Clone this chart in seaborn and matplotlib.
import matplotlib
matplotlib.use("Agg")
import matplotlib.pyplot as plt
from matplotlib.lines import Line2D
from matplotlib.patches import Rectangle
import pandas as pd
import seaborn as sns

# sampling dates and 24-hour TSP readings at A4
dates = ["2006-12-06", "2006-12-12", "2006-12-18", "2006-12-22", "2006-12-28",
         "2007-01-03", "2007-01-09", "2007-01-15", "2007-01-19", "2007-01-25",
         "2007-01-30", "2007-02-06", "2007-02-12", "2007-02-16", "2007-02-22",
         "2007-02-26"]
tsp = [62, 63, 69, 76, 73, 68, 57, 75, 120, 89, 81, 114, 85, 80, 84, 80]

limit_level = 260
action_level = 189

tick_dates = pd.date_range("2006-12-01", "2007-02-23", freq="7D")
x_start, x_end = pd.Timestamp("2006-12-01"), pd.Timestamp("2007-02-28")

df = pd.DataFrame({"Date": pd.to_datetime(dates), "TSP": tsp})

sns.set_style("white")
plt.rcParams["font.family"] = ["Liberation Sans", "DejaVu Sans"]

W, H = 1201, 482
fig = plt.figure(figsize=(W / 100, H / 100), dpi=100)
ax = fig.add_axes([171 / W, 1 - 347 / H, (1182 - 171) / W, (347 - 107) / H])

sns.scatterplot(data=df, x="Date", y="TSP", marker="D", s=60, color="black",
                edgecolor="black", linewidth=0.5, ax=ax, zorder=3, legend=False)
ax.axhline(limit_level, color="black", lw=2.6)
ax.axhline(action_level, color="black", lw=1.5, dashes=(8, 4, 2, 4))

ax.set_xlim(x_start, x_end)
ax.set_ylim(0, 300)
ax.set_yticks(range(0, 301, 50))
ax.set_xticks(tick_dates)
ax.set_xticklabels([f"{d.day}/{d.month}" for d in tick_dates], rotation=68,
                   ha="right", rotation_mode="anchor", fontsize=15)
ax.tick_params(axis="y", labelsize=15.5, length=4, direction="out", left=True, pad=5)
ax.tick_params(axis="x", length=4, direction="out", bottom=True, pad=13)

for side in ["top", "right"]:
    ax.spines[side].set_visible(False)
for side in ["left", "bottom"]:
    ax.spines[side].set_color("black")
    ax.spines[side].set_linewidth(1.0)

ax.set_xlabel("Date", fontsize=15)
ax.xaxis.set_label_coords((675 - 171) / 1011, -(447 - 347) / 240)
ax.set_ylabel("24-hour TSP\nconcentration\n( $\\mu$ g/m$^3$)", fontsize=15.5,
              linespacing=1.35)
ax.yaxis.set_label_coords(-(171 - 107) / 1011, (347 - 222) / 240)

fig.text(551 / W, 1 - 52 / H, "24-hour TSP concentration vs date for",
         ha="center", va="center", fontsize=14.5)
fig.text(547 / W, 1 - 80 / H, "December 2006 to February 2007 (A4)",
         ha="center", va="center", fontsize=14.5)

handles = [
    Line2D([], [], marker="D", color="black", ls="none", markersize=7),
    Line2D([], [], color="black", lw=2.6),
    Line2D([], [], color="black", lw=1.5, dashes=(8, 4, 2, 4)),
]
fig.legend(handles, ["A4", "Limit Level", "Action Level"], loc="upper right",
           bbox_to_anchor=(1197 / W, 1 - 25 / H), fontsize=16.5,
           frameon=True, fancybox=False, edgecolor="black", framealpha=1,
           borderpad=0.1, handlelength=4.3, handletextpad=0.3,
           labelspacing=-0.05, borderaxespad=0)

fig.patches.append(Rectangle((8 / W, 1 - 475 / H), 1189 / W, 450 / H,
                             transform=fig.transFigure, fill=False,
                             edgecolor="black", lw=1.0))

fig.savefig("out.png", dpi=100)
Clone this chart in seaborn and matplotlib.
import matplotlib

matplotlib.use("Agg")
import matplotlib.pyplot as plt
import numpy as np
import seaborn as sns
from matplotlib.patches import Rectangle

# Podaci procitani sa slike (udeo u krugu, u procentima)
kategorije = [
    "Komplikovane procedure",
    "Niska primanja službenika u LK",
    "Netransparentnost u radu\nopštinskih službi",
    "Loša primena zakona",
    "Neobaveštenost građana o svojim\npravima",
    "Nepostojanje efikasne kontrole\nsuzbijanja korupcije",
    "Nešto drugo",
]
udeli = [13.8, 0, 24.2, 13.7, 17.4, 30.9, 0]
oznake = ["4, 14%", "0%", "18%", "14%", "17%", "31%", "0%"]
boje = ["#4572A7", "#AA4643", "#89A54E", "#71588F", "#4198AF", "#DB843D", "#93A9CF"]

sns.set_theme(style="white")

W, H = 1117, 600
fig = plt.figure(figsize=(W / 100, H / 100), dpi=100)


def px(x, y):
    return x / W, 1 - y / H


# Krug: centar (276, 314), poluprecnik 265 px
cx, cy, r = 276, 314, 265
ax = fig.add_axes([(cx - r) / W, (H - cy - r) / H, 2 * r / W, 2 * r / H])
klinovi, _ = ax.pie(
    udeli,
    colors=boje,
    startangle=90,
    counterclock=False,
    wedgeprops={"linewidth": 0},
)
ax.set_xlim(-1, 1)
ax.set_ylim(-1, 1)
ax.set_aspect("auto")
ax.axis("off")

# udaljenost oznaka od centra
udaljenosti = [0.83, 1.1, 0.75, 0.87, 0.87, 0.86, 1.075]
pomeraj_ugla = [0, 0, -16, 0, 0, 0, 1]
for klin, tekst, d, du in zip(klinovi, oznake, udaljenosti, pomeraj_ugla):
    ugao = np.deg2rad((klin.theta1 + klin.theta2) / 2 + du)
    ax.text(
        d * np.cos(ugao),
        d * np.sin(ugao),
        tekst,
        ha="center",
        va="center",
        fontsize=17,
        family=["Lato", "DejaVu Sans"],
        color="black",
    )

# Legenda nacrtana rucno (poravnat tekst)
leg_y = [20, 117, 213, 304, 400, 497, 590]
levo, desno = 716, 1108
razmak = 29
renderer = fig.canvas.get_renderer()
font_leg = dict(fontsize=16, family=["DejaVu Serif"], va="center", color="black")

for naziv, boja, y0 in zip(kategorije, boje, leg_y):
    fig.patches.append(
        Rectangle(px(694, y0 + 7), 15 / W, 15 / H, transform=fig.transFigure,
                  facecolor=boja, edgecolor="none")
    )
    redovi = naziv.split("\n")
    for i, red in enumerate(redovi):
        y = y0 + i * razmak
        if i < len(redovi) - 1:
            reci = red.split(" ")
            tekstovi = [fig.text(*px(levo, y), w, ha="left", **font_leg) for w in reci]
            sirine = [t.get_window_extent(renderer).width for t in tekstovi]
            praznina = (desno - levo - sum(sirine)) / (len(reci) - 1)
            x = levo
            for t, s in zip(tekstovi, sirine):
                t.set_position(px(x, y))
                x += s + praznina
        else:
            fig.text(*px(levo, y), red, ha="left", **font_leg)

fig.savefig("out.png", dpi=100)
• • • • • • •
Extract every line above exactly as it stands.

Clone this chart in seaborn and matplotlib.
import matplotlib
matplotlib.use("Agg")
import matplotlib.pyplot as plt
from matplotlib.lines import Line2D
from matplotlib.patches import Rectangle
import pandas as pd
import seaborn as sns

# sampling dates and 24-hour TSP readings at A4
dates = ["2006-12-06", "2006-12-12", "2006-12-18", "2006-12-22", "2006-12-28",
         "2007-01-03", "2007-01-09", "2007-01-15", "2007-01-19", "2007-01-25",
         "2007-01-30", "2007-02-06", "2007-02-12", "2007-02-16", "2007-02-22",
         "2007-02-26"]
tsp = [62, 63, 69, 76, 73, 68, 57, 75, 120, 89, 81, 114, 85, 80, 84, 80]

limit_level = 260
action_level = 189

tick_dates = pd.date_range("2006-12-01", "2007-02-23", freq="7D")
x_start, x_end = pd.Timestamp("2006-12-01"), pd.Timestamp("2007-02-28")

df = pd.DataFrame({"Date": pd.to_datetime(dates), "TSP": tsp})

sns.set_style("white")
plt.rcParams["font.family"] = ["Liberation Sans", "DejaVu Sans"]

W, H = 1201, 482
fig = plt.figure(figsize=(W / 100, H / 100), dpi=100)
ax = fig.add_axes([171 / W, 1 - 347 / H, (1182 - 171) / W, (347 - 107) / H])

sns.scatterplot(data=df, x="Date", y="TSP", marker="D", s=60, color="black",
                edgecolor="black", linewidth=0.5, ax=ax, zorder=3, legend=False)
ax.axhline(limit_level, color="black", lw=2.6)
ax.axhline(action_level, color="black", lw=1.5, dashes=(8, 4, 2, 4))

ax.set_xlim(x_start, x_end)
ax.set_ylim(0, 300)
ax.set_yticks(range(0, 301, 50))
ax.set_xticks(tick_dates)
ax.set_xticklabels([f"{d.day}/{d.month}" for d in tick_dates], rotation=68,
                   ha="right", rotation_mode="anchor", fontsize=15)
ax.tick_params(axis="y", labelsize=15.5, length=4, direction="out", left=True, pad=5)
ax.tick_params(axis="x", length=4, direction="out", bottom=True, pad=13)

for side in ["top", "right"]:
    ax.spines[side].set_visible(False)
for side in ["left", "bottom"]:
    ax.spines[side].set_color("black")
    ax.spines[side].set_linewidth(1.0)

ax.set_xlabel("Date", fontsize=15)
ax.xaxis.set_label_coords((675 - 171) / 1011, -(447 - 347) / 240)
ax.set_ylabel("24-hour TSP\nconcentration\n( $\\mu$ g/m$^3$)", fontsize=15.5,
              linespacing=1.35)
ax.yaxis.set_label_coords(-(171 - 107) / 1011, (347 - 222) / 240)

fig.text(551 / W, 1 - 52 / H, "24-hour TSP concentration vs date for",
         ha="center", va="center", fontsize=14.5)
fig.text(547 / W, 1 - 80 / H, "December 2006 to February 2007 (A4)",
         ha="center", va="center", fontsize=14.5)

handles = [
    Line2D([], [], marker="D", color="black", ls="none", markersize=7),
    Line2D([], [], color="black", lw=2.6),
    Line2D([], [], color="black", lw=1.5, dashes=(8, 4, 2, 4)),
]
fig.legend(handles, ["A4", "Limit Level", "Action Level"], loc="upper right",
           bbox_to_anchor=(1197 / W, 1 - 25 / H), fontsize=16.5,
           frameon=True, fancybox=False, edgecolor="black", framealpha=1,
           borderpad=0.1, handlelength=4.3, handletextpad=0.3,
           labelspacing=-0.05, borderaxespad=0)

fig.patches.append(Rectangle((8 / W, 1 - 475 / H), 1189 / W, 450 / H,
                             transform=fig.transFigure, fill=False,
                             edgecolor="black", lw=1.0))

fig.savefig("out.png", dpi=100)
Clone this chart in seaborn and matplotlib.
import matplotlib

matplotlib.use("Agg")
import matplotlib.pyplot as plt
import numpy as np
import seaborn as sns
from matplotlib.patches import Rectangle

# Podaci procitani sa slike (udeo u krugu, u procentima)
kategorije = [
    "Komplikovane procedure",
    "Niska primanja službenika u LK",
    "Netransparentnost u radu\nopštinskih službi",
    "Loša primena zakona",
    "Neobaveštenost građana o svojim\npravima",
    "Nepostojanje efikasne kontrole\nsuzbijanja korupcije",
    "Nešto drugo",
]
udeli = [13.8, 0, 24.2, 13.7, 17.4, 30.9, 0]
oznake = ["4, 14%", "0%", "18%", "14%", "17%", "31%", "0%"]
boje = ["#4572A7", "#AA4643", "#89A54E", "#71588F", "#4198AF", "#DB843D", "#93A9CF"]

sns.set_theme(style="white")

W, H = 1117, 600
fig = plt.figure(figsize=(W / 100, H / 100), dpi=100)


def px(x, y):
    return x / W, 1 - y / H


# Krug: centar (276, 314), poluprecnik 265 px
cx, cy, r = 276, 314, 265
ax = fig.add_axes([(cx - r) / W, (H - cy - r) / H, 2 * r / W, 2 * r / H])
klinovi, _ = ax.pie(
    udeli,
    colors=boje,
    startangle=90,
    counterclock=False,
    wedgeprops={"linewidth": 0},
)
ax.set_xlim(-1, 1)
ax.set_ylim(-1, 1)
ax.set_aspect("auto")
ax.axis("off")

# udaljenost oznaka od centra
udaljenosti = [0.83, 1.1, 0.75, 0.87, 0.87, 0.86, 1.075]
pomeraj_ugla = [0, 0, -16, 0, 0, 0, 1]
for klin, tekst, d, du in zip(klinovi, oznake, udaljenosti, pomeraj_ugla):
    ugao = np.deg2rad((klin.theta1 + klin.theta2) / 2 + du)
    ax.text(
        d * np.cos(ugao),
        d * np.sin(ugao),
        tekst,
        ha="center",
        va="center",
        fontsize=17,
        family=["Lato", "DejaVu Sans"],
        color="black",
    )

# Legenda nacrtana rucno (poravnat tekst)
leg_y = [20, 117, 213, 304, 400, 497, 590]
levo, desno = 716, 1108
razmak = 29
renderer = fig.canvas.get_renderer()
font_leg = dict(fontsize=16, family=["DejaVu Serif"], va="center", color="black")

for naziv, boja, y0 in zip(kategorije, boje, leg_y):
    fig.patches.append(
        Rectangle(px(694, y0 + 7), 15 / W, 15 / H, transform=fig.transFigure,
                  facecolor=boja, edgecolor="none")
    )
    redovi = naziv.split("\n")
    for i, red in enumerate(redovi):
        y = y0 + i * razmak
        if i < len(redovi) - 1:
            reci = red.split(" ")
            tekstovi = [fig.text(*px(levo, y), w, ha="left", **font_leg) for w in reci]
            sirine = [t.get_window_extent(renderer).width for t in tekstovi]
            praznina = (desno - levo - sum(sirine)) / (len(reci) - 1)
            x = levo
            for t, s in zip(tekstovi, sirine):
                t.set_position(px(x, y))
                x += s + praznina
        else:
            fig.text(*px(levo, y), red, ha="left", **font_leg)

fig.savefig("out.png", dpi=100)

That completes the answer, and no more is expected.